Post-classical history


Harria (Est. Harjumaa) was a province of medieval Livonia, corresponding to the northeastern coast of modern Estonia, conquered in the course of the Baltic Crusades in the thirteenth century. Harria was originally a central province south of the coastal land called Revalia, but during the thirteenth century the name came to be applied to both areas. The name of Revalia survived only in the name of the city and castle of Reval (mod. Tallinn, Estonia).

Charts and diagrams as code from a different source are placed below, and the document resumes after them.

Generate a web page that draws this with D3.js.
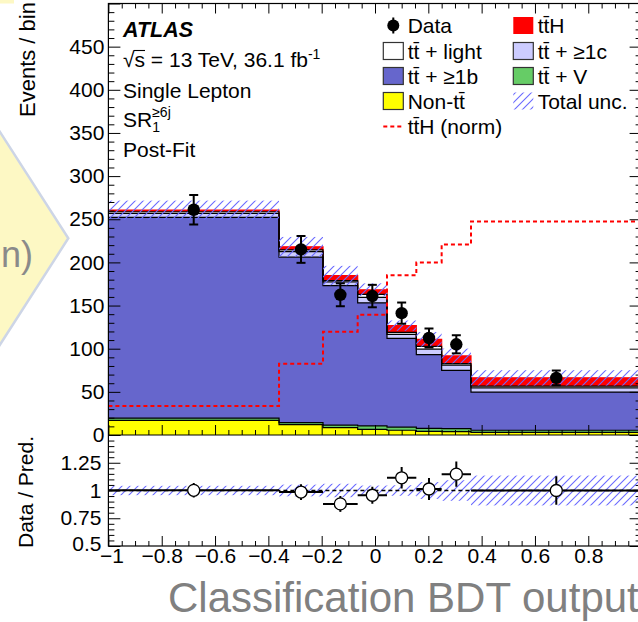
<!DOCTYPE html>
<html><head><meta charset="utf-8">
<script src="https://cdn.jsdelivr.net/npm/d3@7"></script>
<style>
html,body{margin:0;padding:0;background:#fff;overflow:hidden}
svg{display:block;font-family:"Liberation Sans",Arial,Helvetica,sans-serif}
</style></head><body>
<svg id="chart" width="638" height="622"></svg>
<script>
// ---- binning and post-fit yields (events / bin) ----
const binEdges = [-1, -0.36, -0.195, -0.065, 0.045, 0.155, 0.25, 0.36, 1];
const nonTT   = [17, 12, 8.5, 6.5, 5.5, 4.2, 3.8, 3.1];
const ttV     = [2.5, 2.3, 3, 4, 3.7, 3.5, 3.5, 2.4];
const ttB     = [232.6, 191.7, 161.7, 142.7, 102.8, 85.5, 67.7, 44.2];
const ttC     = [4.6, 6.5, 4.3, 6.3, 4.5, 6.3, 6, 4.9];
const ttLight = [2, 2, 1.5, 3.5, 2.5, 3.3, 1.8, 2];
const ttH     = [1.9, 3.5, 5.8, 5.2, 7.7, 8.1, 8.8, 9.6];
const totalUnc = [11, 11.5, 11.2, 7.5, 6, 8.4, 8.5, 8.9];
const dataVals = [261, 215, 162.5, 161, 141.2, 112.4, 105.1, 66.2];
const dataErr  = [17, 15.5, 13.3, 13, 12.3, 11, 10.5, 8.5];
const ttHNorm  = [33.6, 82.5, 119.6, 139.2, 185.2, 199.9, 220.7, 247.3];

// ---- axis ticks ----
const xTicks = [-1, -0.8, -0.6, -0.4, -0.2, 0, 0.2, 0.4, 0.6, 0.8];
const yTicks = [0, 50, 100, 150, 200, 250, 300, 350, 400, 450];
const rTicks = [0.5, 0.75, 1, 1.25];

// ---- layout ----
const X0 = 108.4, X1 = 641.6;
const mainTop = 3.5, mainBot = 435, ratioBot = 546;
const FONT = 21;

const svg = d3.select('#chart');
const x  = d3.scaleLinear().domain([-1, 1]).range([X0, X1]);
const y  = d3.scaleLinear().domain([0, 500]).range([mainBot, mainTop]);
const yr = d3.scaleLinear().domain([0.5, 1.5]).range([ratioBot, mainBot]);

const nBins = binEdges.length - 1;
const bins = d3.range(nBins);

// hatch pattern for the total uncertainty
const defs = svg.append('defs');
defs.append('pattern').attr('id', 'hatch').attr('patternUnits', 'userSpaceOnUse')
  .attr('width', 8).attr('height', 8)
  .append('path').attr('d', 'M-2,2 L2,-2 M0,8 L8,0 M6,10 L10,6')
  .attr('stroke', '#6a6aff').attr('stroke-width', 1.1);
defs.append('clipPath').attr('id', 'mainClip').append('rect')
  .attr('x', X0).attr('y', mainTop).attr('width', X1 - X0).attr('height', mainBot - mainTop);
defs.append('clipPath').attr('id', 'ratioClip').append('rect')
  .attr('x', X0).attr('y', mainBot).attr('width', X1 - X0).attr('height', ratioBot - mainBot);

// ---- slide decoration on the left ----
svg.append('rect').attr('x', 0).attr('y', 0).attr('width', 14).attr('height', 3.5).attr('fill', '#fdf8c4');
svg.append('polygon')
  .attr('points', [[-10, 116.4], [68.3, 238.3], [-10, 360.2]].map(p => p.join(',')).join(' '))
  .attr('fill', '#fdf8c4').attr('stroke', '#cdd5e6').attr('stroke-width', 2.5);
svg.append('text').attr('x', 33).attr('y', 267).attr('text-anchor', 'end')
  .attr('font-size', 36).attr('fill', '#8a8a8a').text('n)');

// ---- stacked histogram ----
const stack = [
  {vals: nonTT,   fill: '#ffff00', stroke: '#000'},
  {vals: ttV,     fill: '#66cc66', stroke: '#000'},
  {vals: ttB,     fill: '#6666cc', stroke: '#000'},
  {vals: ttC,     fill: '#ccccff', stroke: '#000'},
  {vals: ttLight, fill: '#ffffff', stroke: '#000'},
  {vals: ttH,     fill: '#ff0000', stroke: '#ff0000'}
];
let run = bins.map(() => 0);
stack.forEach(s => { run = run.map((r, i) => r + s.vals[i]); s.cum = run.slice(); });
const total = stack[stack.length - 1].cum;

const edgePts = vals => binEdges.map((e, i) => ({e, v: vals[Math.min(i, nBins - 1)]}));
const stepArea = d3.area().curve(d3.curveStepAfter).x(d => x(d.e)).y0(y(0)).y1(d => y(d.v));
const stepLine = d3.line().curve(d3.curveStepAfter).x(d => x(d.e)).y(d => y(d.v));

const gMain = svg.append('g').attr('clip-path', 'url(#mainClip)');
stack.slice().reverse().forEach(s => {
  gMain.append('path').attr('d', stepArea(edgePts(s.cum))).attr('fill', s.fill);
});
stack.slice().reverse().forEach(s => {
  gMain.append('path').attr('d', stepLine(edgePts(s.cum))).attr('fill', 'none')
    .attr('stroke', s.stroke).attr('stroke-width', 1.2);
});

// total uncertainty band
gMain.selectAll('rect.unc').data(bins).join('rect').attr('class', 'unc')
  .attr('x', i => x(binEdges[i])).attr('width', i => x(binEdges[i + 1]) - x(binEdges[i]))
  .attr('y', i => y(total[i] + totalUnc[i]))
  .attr('height', i => y(total[i] - totalUnc[i]) - y(total[i] + totalUnc[i]))
  .attr('fill', 'url(#hatch)');

// normalised ttH shape
gMain.append('path').attr('d', stepLine(edgePts(ttHNorm))).attr('fill', 'none')
  .attr('stroke', '#ff0000').attr('stroke-width', 2).attr('stroke-dasharray', '4,3');

// data points
const centers = bins.map(i => (binEdges[i] + binEdges[i + 1]) / 2);
const gData = gMain.append('g');
bins.forEach(i => {
  const cx = x(centers[i]);
  const yt = y(dataVals[i] + dataErr[i]), yb = y(dataVals[i] - dataErr[i]);
  gData.append('line').attr('x1', cx).attr('x2', cx).attr('y1', yt).attr('y2', yb)
    .attr('stroke', '#000').attr('stroke-width', 2);
  [yt, yb].forEach(yy => gData.append('line').attr('x1', cx - 4.5).attr('x2', cx + 4.5)
    .attr('y1', yy).attr('y2', yy).attr('stroke', '#000').attr('stroke-width', 2));
  gData.append('circle').attr('cx', cx).attr('cy', y(dataVals[i])).attr('r', 6.2).attr('fill', '#000');
});

// ---- ratio panel ----
const gRatio = svg.append('g').attr('clip-path', 'url(#ratioClip)');
gRatio.selectAll('rect.runc').data(bins).join('rect').attr('class', 'runc')
  .attr('x', i => x(binEdges[i])).attr('width', i => x(binEdges[i + 1]) - x(binEdges[i]))
  .attr('y', i => yr(1 + totalUnc[i] / total[i]))
  .attr('height', i => yr(1 - totalUnc[i] / total[i]) - yr(1 + totalUnc[i] / total[i]))
  .attr('fill', 'url(#hatch)');
gRatio.append('line').attr('x1', X0).attr('x2', X1).attr('y1', yr(1)).attr('y2', yr(1))
  .attr('stroke', '#000').attr('stroke-width', 1.5).attr('stroke-dasharray', '4,3');
bins.forEach(i => {
  const r = dataVals[i] / total[i], re = dataErr[i] / total[i];
  const cx = x(centers[i]);
  gRatio.append('line').attr('x1', x(binEdges[i])).attr('x2', x(binEdges[i + 1]))
    .attr('y1', yr(r)).attr('y2', yr(r)).attr('stroke', '#000').attr('stroke-width', 2);
  gRatio.append('line').attr('x1', cx).attr('x2', cx).attr('y1', yr(r + re)).attr('y2', yr(r - re))
    .attr('stroke', '#000').attr('stroke-width', 2);
  gRatio.append('circle').attr('cx', cx).attr('cy', yr(r)).attr('r', 6)
    .attr('fill', '#fff').attr('stroke', '#000').attr('stroke-width', 1.3);
});

// ---- frames and ticks ----
function ticks(axisFn, scale, vals, len, tx, ty, labels, fmt, pad) {
  const a = axisFn(scale).tickValues(vals).tickSizeInner(-len).tickSizeOuter(0)
    .tickPadding(pad || 6).tickFormat(labels ? fmt : () => '');
  const g = svg.append('g').attr('transform', `translate(${tx},${ty})`).call(a);
  g.select('.domain').remove();
  g.selectAll('line').attr('stroke', '#000').attr('stroke-width', 1);
  g.selectAll('text').attr('font-size', FONT).attr('fill', '#000')
    .attr('font-family', '"Liberation Sans",Arial,Helvetica,sans-serif');
  return g;
}
const minorX = d3.range(-20, 21).map(k => k * 0.05).filter(v => Math.abs(v * 5 - Math.round(v * 5)) > 1e-6);
const majorX = d3.range(-5, 6).map(k => k * 0.2);
const minorY = d3.range(0, 50).map(k => k * 10).filter(v => v % 50 !== 0);
const minorR = d3.range(10, 31).map(k => k * 0.05).filter(v => Math.abs(v * 4 - Math.round(v * 4)) > 1e-6);
const majorR = [0.5, 0.75, 1, 1.25, 1.5];

// main panel
ticks(d3.axisLeft, y, yTicks.concat([500]), 12, X0, 0, true, d => (d === 500 ? '' : d3.format('d')(d)), 4);
ticks(d3.axisLeft, y, minorY, 6, X0, 0, false);
ticks(d3.axisRight, y, yTicks, 12, X1, 0, false);
ticks(d3.axisRight, y, minorY, 6, X1, 0, false);
ticks(d3.axisBottom, x, majorX, 10, 0, mainBot, false);
ticks(d3.axisBottom, x, minorX, 5, 0, mainBot, false);
ticks(d3.axisTop, x, majorX, 10, 0, mainTop, false);
ticks(d3.axisTop, x, minorX, 5, 0, mainTop, false);
// ratio panel
const rLab = ticks(d3.axisLeft, yr, rTicks, 12, X0, 0, true, d => d3.format('~g')(d), 7);
rLab.selectAll('.tick').filter(d => d === 0.5).select('text').attr('dy', '0.2em');
ticks(d3.axisLeft, yr, [1.5], 12, X0, 0, false);
ticks(d3.axisLeft, yr, minorR, 6, X0, 0, false);
ticks(d3.axisRight, yr, majorR, 12, X1, 0, false);
ticks(d3.axisRight, yr, minorR, 6, X1, 0, false);
const xLab = ticks(d3.axisBottom, x, xTicks, 10, 0, ratioBot, true, d => d3.format('~g')(d), 2);
xLab.selectAll('.tick').filter(d => d === -1).select('text').attr('dx', '0.15em');
ticks(d3.axisBottom, x, minorX, 5, 0, ratioBot, false);

svg.append('rect').attr('x', X0).attr('y', mainTop).attr('width', X1 - X0).attr('height', ratioBot - mainTop)
  .attr('fill', 'none').attr('stroke', '#000').attr('stroke-width', 1.2);
svg.append('line').attr('x1', X0).attr('x2', X1).attr('y1', mainBot).attr('y2', mainBot)
  .attr('stroke', '#000').attr('stroke-width', 1.2);

// ---- axis titles ----
svg.append('text').attr('transform', 'translate(35,117) rotate(-90)').attr('font-size', 22).text('Events / bin');
svg.append('text').attr('transform', 'translate(33,548) rotate(-90)').attr('font-size', 21).text('Data / Pred.');
svg.append('text').attr('x', 168).attr('y', 612).attr('font-size', 42).attr('fill', '#808080')
  .text('Classification BDT output');

// ---- labels ----
svg.append('text').attr('x', 123).attr('y', 36.5).attr('font-size', 21.5)
  .attr('font-weight', 'bold').attr('font-style', 'italic').text('ATLAS');
const sq = svg.append('text').attr('x', 123).attr('y', 67).attr('font-size', FONT);
sq.append('tspan').text('\u221A');
sq.append('tspan').text('s');
sq.append('tspan').text(' = 13 TeV, 36.1 fb');
sq.append('tspan').attr('dy', -8).attr('font-size', 14).text('-1');
{
  const n = sq.node();
  const a = n.getSubStringLength(0, 1), b = n.getSubStringLength(1, 1);
  svg.append('line').attr('x1', 123 + a - 1).attr('x2', 123 + a + b).attr('y1', 67 - 16.5).attr('y2', 67 - 16.5)
    .attr('stroke', '#000').attr('stroke-width', 1.1);
}
svg.append('text').attr('x', 123).attr('y', 97.5).attr('font-size', FONT).text('Single Lepton');
const sr = svg.append('text').attr('x', 123).attr('y', 127).attr('font-size', FONT).text('SR');
const srW = sr.node().getComputedTextLength();
svg.append('text').attr('x', 123 + srW).attr('y', 131.5).attr('font-size', 14).text('1');
svg.append('text').attr('x', 123 + srW).attr('y', 117).attr('font-size', 14).text('\u22656j');
svg.append('text').attr('x', 123).attr('y', 157).attr('font-size', FONT).text('Post-Fit');

// ---- legend ----
const tt = 'tt\u0304';
const legendRows = [25.5, 51, 76, 101, 126.5];
const col1 = 383.3, col2 = 513.3, boxW = 20, boxH = 17, txtOff = 24.4;
const leg = svg.append('g');
const legendItems = [
  {col: col1, row: 0, type: 'data', label: 'Data'},
  {col: col1, row: 1, type: 'box', fill: '#ffffff', stroke: '#333', label: tt + ' + light'},
  {col: col1, row: 2, type: 'box', fill: '#6666cc', stroke: '#333', label: tt + ' + \u22651b'},
  {col: col1, row: 3, type: 'box', fill: '#ffff00', stroke: '#333', label: 'Non-' + tt},
  {col: col1, row: 4, type: 'dash', label: tt + 'H (norm)'},
  {col: col2, row: 0, type: 'box', fill: '#ff0000', stroke: 'none', label: tt + 'H'},
  {col: col2, row: 1, type: 'box', fill: '#ccccff', stroke: '#333', label: tt + ' + \u22651c'},
  {col: col2, row: 2, type: 'box', fill: '#66cc66', stroke: '#333', label: tt + ' + V'},
  {col: col2, row: 3, type: 'box', fill: 'url(#hatch)', stroke: 'none', label: 'Total unc.'}
];
legendItems.forEach(it => {
  const cy = legendRows[it.row];
  if (it.type === 'box') {
    leg.append('rect').attr('x', it.col).attr('y', cy - boxH / 2).attr('width', boxW).attr('height', boxH)
      .attr('fill', it.fill).attr('stroke', it.stroke).attr('stroke-width', 1.2);
  } else if (it.type === 'data') {
    leg.append('line').attr('x1', it.col + 10).attr('x2', it.col + 10).attr('y1', cy - 8).attr('y2', cy + 8)
      .attr('stroke', '#000').attr('stroke-width', 2);
    leg.append('circle').attr('cx', it.col + 10).attr('cy', cy).attr('r', 6).attr('fill', '#000');
  } else {
    leg.append('line').attr('x1', it.col).attr('x2', it.col + boxW).attr('y1', cy).attr('y2', cy)
      .attr('stroke', '#ff0000').attr('stroke-width', 2).attr('stroke-dasharray', '4,3');
  }
  leg.append('text').attr('x', it.col + txtOff).attr('y', cy + 7.5).attr('font-size', FONT).text(it.label);
});
</script>
</body></html>
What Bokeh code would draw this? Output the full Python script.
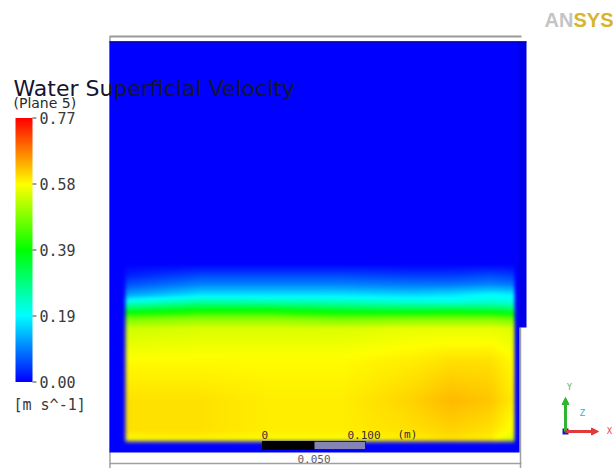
import numpy as np
from bokeh.plotting import figure
from bokeh.models import Range1d, Arrow, NormalHead
from bokeh.core.properties import value
from bokeh.embed import file_html
from bokeh.resources import INLINE

W, H = 613, 468
VMIN, VMAX = 0.0, 0.77

# ---------------- data ----------------
title = "Water Superficial Velocity"
subtitle = "(Plane 5)"
units = "[m s^-1]"
cbar_tick_values = [0.0, 0.1925, 0.385, 0.5775, 0.77]
cbar_tick_labels = ["0.00", "0.19", "0.39", "0.58", "0.77"]
scale_labels = ["0", "0.100", "(m)", "0.050"]
logo_parts = ["AN", "SYS"]

# coarse velocity grid inside the water region: columns (page x px), rows (page y px), m/s
field_x = [124, 200, 270, 340, 410, 450, 490, 514]
field_y = [41, 264, 274, 284, 294, 302, 310, 318, 328, 360, 400, 430, 452]
field_v = [
    [0.00, 0.00, 0.00, 0.00, 0.00, 0.00, 0.00, 0.00],
    [0.00, 0.00, 0.00, 0.00, 0.00, 0.00, 0.00, 0.00],
    [0.02, 0.05, 0.05, 0.05, 0.04, 0.04, 0.05, 0.04],
    [0.06, 0.10, 0.10, 0.10, 0.09, 0.09, 0.10, 0.09],
    [0.12, 0.17, 0.17, 0.17, 0.16, 0.17, 0.19, 0.18],
    [0.22, 0.27, 0.26, 0.25, 0.23, 0.22, 0.23, 0.22],
    [0.35, 0.39, 0.39, 0.36, 0.35, 0.36, 0.35, 0.33],
    [0.47, 0.49, 0.49, 0.47, 0.48, 0.48, 0.48, 0.46],
    [0.54, 0.55, 0.55, 0.55, 0.56, 0.56, 0.56, 0.55],
    [0.58, 0.58, 0.58, 0.58, 0.59, 0.60, 0.60, 0.58],
    [0.60, 0.60, 0.59, 0.59, 0.61, 0.63, 0.62, 0.59],
    [0.60, 0.60, 0.59, 0.59, 0.60, 0.61, 0.60, 0.57],
    [0.55, 0.56, 0.56, 0.56, 0.57, 0.58, 0.57, 0.50],
]
# wall boundaries of the water region (page px): left, right, bottom
wall_left, wall_right, wall_bottom = 125, 514, 441

# rainbow colour map stops (ANSYS default)
cmap_t = [0.0, 0.25, 0.5, 0.75, 1.0]
cmap_rgb = [(0, 0, 255), (0, 255, 255), (0, 255, 0), (255, 255, 0), (255, 0, 0)]


def Y(py):
    return H - py


def to_rgb(v):
    t = np.clip((np.asarray(v, float) - VMIN) / (VMAX - VMIN), 0, 1)
    return np.stack([np.interp(t, cmap_t, [c[k] for c in cmap_rgb]) for k in range(3)], axis=-1)


def blur(img, sigma):
    r = max(1, int(3 * sigma))
    k = np.exp(-0.5 * (np.arange(-r, r + 1) / sigma) ** 2)
    k /= k.sum()
    p = np.pad(img, ((r, r), (0, 0), (0, 0)), mode="edge")
    out = sum(k[i] * p[i:i + img.shape[0]] for i in range(2 * r + 1))
    p = np.pad(out, ((0, 0), (r, r), (0, 0)), mode="edge")
    out = sum(k[i] * p[:, i:i + img.shape[1]] for i in range(2 * r + 1))
    return out


def to_rgba32(rgb):
    h, w, _ = rgb.shape
    img = np.empty((h, w), dtype=np.uint32)
    view = img.view(dtype=np.uint8).reshape((h, w, 4))
    view[..., :3] = np.clip(np.round(rgb), 0, 255).astype(np.uint8)
    view[..., 3] = 255
    return img


def ramp(d, w):
    t = np.clip(0.5 + d / w, 0, 1)
    return t * t * (3 - 2 * t)


# ---------------- field image ----------------
x0, x1 = 109, 519
y0, y1 = 41, 452
fx = np.arange(x0, x1) + 0.5
fy = np.arange(y0, y1) + 0.5
fv = np.array(field_v, float)
rows_x = np.array([np.interp(fx, field_x, r) for r in fv])
grid = np.array([np.interp(fy, field_y, rows_x[:, j]) for j in range(len(fx))]).T
XX, YY = np.meshgrid(fx, fy)
mask = ramp(XX - wall_left, 6) * ramp(wall_right - XX, 4) * ramp(wall_bottom - YY, 7)
blue = np.array(cmap_rgb[0], float)
rgb = to_rgb(grid) * mask[..., None] + blue * (1 - mask[..., None])
rgb = blur(rgb, 1.3)
field_img = to_rgba32(rgb[::-1])

p = figure(width=W, height=H, x_range=Range1d(0, W), y_range=Range1d(0, H),
           output_backend="svg", toolbar_location=None, min_border=0,
           x_axis_location=None, y_axis_location=None)
p.grid.visible = False
p.outline_line_color = None
p.background_fill_color = "white"
p.border_fill_color = "white"

# frame (gray outline of the viewport)
p.line([109, 521], [Y(36), Y(36)], line_color="#9a9a9a", line_width=2)
p.line([109.5, 109.5], [Y(36), Y(468)], line_color="#a0a0a0", line_width=1.5)
p.line([520, 520], [Y(327), Y(468)], line_color="#a0a0a0", line_width=1.5)
p.line([109, 521], [Y(463), Y(463)], line_color="#a0a0a0", line_width=1.5)

p.image_rgba(image=[field_img], x=x0, y=Y(y1), dw=x1 - x0, dh=y1 - y0)
p.quad(left=518, right=526, top=Y(41), bottom=Y(327), fill_color="#0000e8", line_color=None)
p.line([109, 526], [Y(41.5), Y(41.5)], line_color="#0000c0", line_width=1.5)

# ---------------- colour bar ----------------
cb_top, cb_bot, cb_left, cb_right = 117.5, 381.5, 15, 32
cb_vals = np.linspace(VMAX, VMIN, int(cb_bot - cb_top))
cb_rgb = np.repeat(to_rgb(cb_vals)[:, None, :], cb_right - cb_left, axis=1)
cb_rgb = blur(cb_rgb, 0.8)
p.image_rgba(image=[to_rgba32(cb_rgb[::-1])], x=cb_left, y=Y(cb_bot),
             dw=cb_right - cb_left, dh=cb_bot - cb_top)


def cb_py(v):
    return cb_bot - (v - VMIN) / (VMAX - VMIN) * (cb_bot - cb_top)


tick_py = [cb_py(v) for v in cbar_tick_values]
p.segment(x0=[cb_right] * 5, x1=[cb_right + 4] * 5, y0=[Y(t) for t in tick_py],
          y1=[Y(t) for t in tick_py], line_color="#444444", line_width=1.2)
p.text(x=[cb_right + 7] * 5, y=[Y(t) for t in tick_py], text=cbar_tick_labels,
       text_font=value("DejaVu Sans Mono"), text_font_size="15px", text_color="#3a3a3a",
       text_baseline="middle", text_align="left")
p.text(x=[13], y=[Y(404)], text=[units], text_font=value("DejaVu Sans Mono"),
       text_font_size="15px", text_color="#3a3a3a", text_baseline="middle")

# titles
p.text(x=[13], y=[Y(88)], text=[title], text_font=value("DejaVu Sans"),
       text_font_size="22px", text_color="#151530", text_baseline="middle")
p.text(x=[13], y=[Y(102)], text=[subtitle], text_font=value("DejaVu Sans"),
       text_font_size="14px", text_color="#2a2a2a", text_baseline="middle")

# ---------------- scale bar ----------------
px_per_m = 1030.0
sb_left, sb_top, sb_bot = 262, 441, 449
sb_len = 0.100 * px_per_m
p.quad(left=sb_left, right=sb_left + sb_len, top=Y(sb_top), bottom=Y(sb_bot),
       fill_color="#8585b5", line_color="#222222", line_width=1)
p.quad(left=sb_left, right=sb_left + sb_len / 2, top=Y(sb_top), bottom=Y(sb_bot),
       fill_color="black", line_color="black", line_width=1)
p.text(x=[sb_left - 1, sb_left + sb_len - 18, sb_left + sb_len + 32], y=[Y(434)] * 3,
       text=scale_labels[:3], text_font=value("DejaVu Sans Mono"), text_font_size="11px",
       text_color="#303030", text_baseline="middle", text_align="left")
p.text(x=[sb_left + sb_len / 2], y=[Y(458)], text=[scale_labels[3]],
       text_font=value("DejaVu Sans Mono"), text_font_size="11px", text_color="#606060",
       text_baseline="middle", text_align="center")

# ---------------- ANSYS logo ----------------
p.text(x=[544], y=[Y(19)], text=[logo_parts[0]], text_font=value("Liberation Sans"),
       text_font_style="bold", text_font_size="20px", text_color="#c4c4c4",
       text_baseline="middle")
p.text(x=[573], y=[Y(19)], text=[logo_parts[1]], text_font=value("Liberation Sans"),
       text_font_style="bold", text_font_size="20px", text_color="#d7b42a",
       text_baseline="middle")

# ---------------- axis triad ----------------
ox, oy = 565, 431
p.add_layout(Arrow(end=NormalHead(size=7, fill_color="#2fb52f", line_color="#2fb52f"),
                   x_start=ox, y_start=Y(oy), x_end=ox, y_end=Y(397),
                   line_color="#2fb52f", line_width=3))
p.add_layout(Arrow(end=NormalHead(size=7, fill_color="#e03a3a", line_color="#e03a3a"),
                   x_start=ox, y_start=Y(oy), x_end=598, y_end=Y(oy),
                   line_color="#e03a3a", line_width=3))
p.scatter(x=[ox], y=[Y(oy)], marker="square", size=6, fill_color="#1020c0", line_color=None)
p.text(x=[569, 582, 609], y=[Y(387), Y(413), Y(431)], text=["Y", "Z", "X"],
       text_color=["#4cae4c", "#20bcbc", "#e04040"], text_font=value("DejaVu Sans"),
       text_font_size="8px", text_baseline="middle", text_align="center")

open("out.html", "w").write(file_html(p, INLINE))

The chronicle of Henry of Livonia mentions important Estonian hill forts at Lone (mod. Lohu), Warbola (mod. Var- bola), and Keava; Raigele (mod. Raikküla) was known as a meeting place of the surrounding Estonian tribes. The German crusaders based in Riga began to mount raids into Harria in 1216, but after the Danes gained control of Reval in 1219, Harria was disputed between the two Christian powers until the Treaty of Stensby awarded the province to the king of Denmark (1238). Harria was the region with the greatest development of new manors, and the royal vassals in Harria and Vironia emerged as a powerful corporation able to pursue its own interests and policies. The rapid development of a manorial system has been regarded as a main reason for the St. George’s Night revolt of the native Estonians, which started in Harria in 1343.

In 1346 Harria was sold together with the rest of North Estonia to the Teutonic Order. Reval became the center of administration. The order extended the inheritance rights of the nobility of Harria and Vironia in 1397 to secure their support for the policies of the order in Livonia, but it was also to develop its own domains in Harria.